After a day of googling, I had realized this:

If you use common codes to find prime factors like here: https://www.geeksforgeeks.org/print-all-prime-factors-of-a-given-number/ , you cannot pass all test cases coz its time complexity = O(n^0.5) (I though it was the fastest algorithm ever but I was wrong)

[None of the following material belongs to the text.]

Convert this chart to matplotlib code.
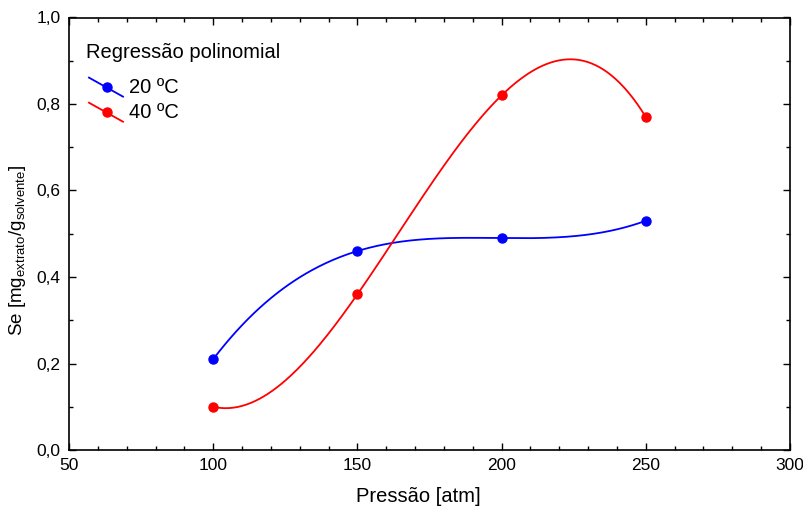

If you use a more efficient algorithm like here: https://www.geeksforgeeks.org/efficient-program-print-number-factors-n-numbers/?ref=rp , you can pass coz it's only O(logn)

C++ Solution :

#include <bits/stdc++.h>
using namespace std;
#define all(v) (v).begin(), (v).end()
#define debug(x) cout << #x << " = " << x << endl
typedef long long ll;
typedef pair<int, int> pii;
typedef pair<ll, ll> pll;
inline ll Mod(ll x, ll mod) { return x % mod >= 0 ? x % mod : x % mod + mod; }

int is_prime[2000 * 1000 + 1] = {0};
void sieve(int N)
{
    for (int i = 2; i <= N; ++i)
    {
        if (!is_prime[i])
        {
            for (int j = i; j <= N; j += i)
                is_prime[j]++;
        }
    }
}

int main()
{
    ios_base::sync_with_stdio(false);
    cin.tie(0);
    sieve(2000 * 1000);
    int n, k;
    cin >> n >> k;
    for (int i = 2; i <= n; i++)
    {
        bool flag = 0;
        for (int j = 0; j < k; j++)
        {
            if (is_prime[i + j] != k)
            {
                flag = 1;
                break;
            }
        }
        if (!flag)
            cout << i << '\n';
    }
}

First find the number of different prime factors of all numbers in range [2,2000000] using an algorithm similar to sieve of eratosten. Then for each test case, iterate over all numbers from 2 to N and check is there is an answer or not.

you can find my java solution here

I appreciate dingma129's code, which follows mahmut_eren72's hint. However, I though it was a bit too complicated, so I simplified it in my Python3 code below, addressing daragunshot's concern.

Note that my A[x] is the exact number of prime factors of x and that my Eratosthenes code below doesn't divide or multiply, which are computationally expensive for large N. If one wanted the distinct prime factors themselves, one can modify the code below to initialze each A[x] to the empty list [] and then do A[n].append(p) instead of A[n] += 1.

Due to some hangup in HackerRank for me, I currently cannot add comments to existing threads, though this post belongs to the above-linked thread of dingma129.

def distinct_sieve(N):
    A = [0] * (1+N)
    for p in range(2,1+N):
        if A[p] : continue
        for n in range(p,1+N,p) : A[n] += 1
    return A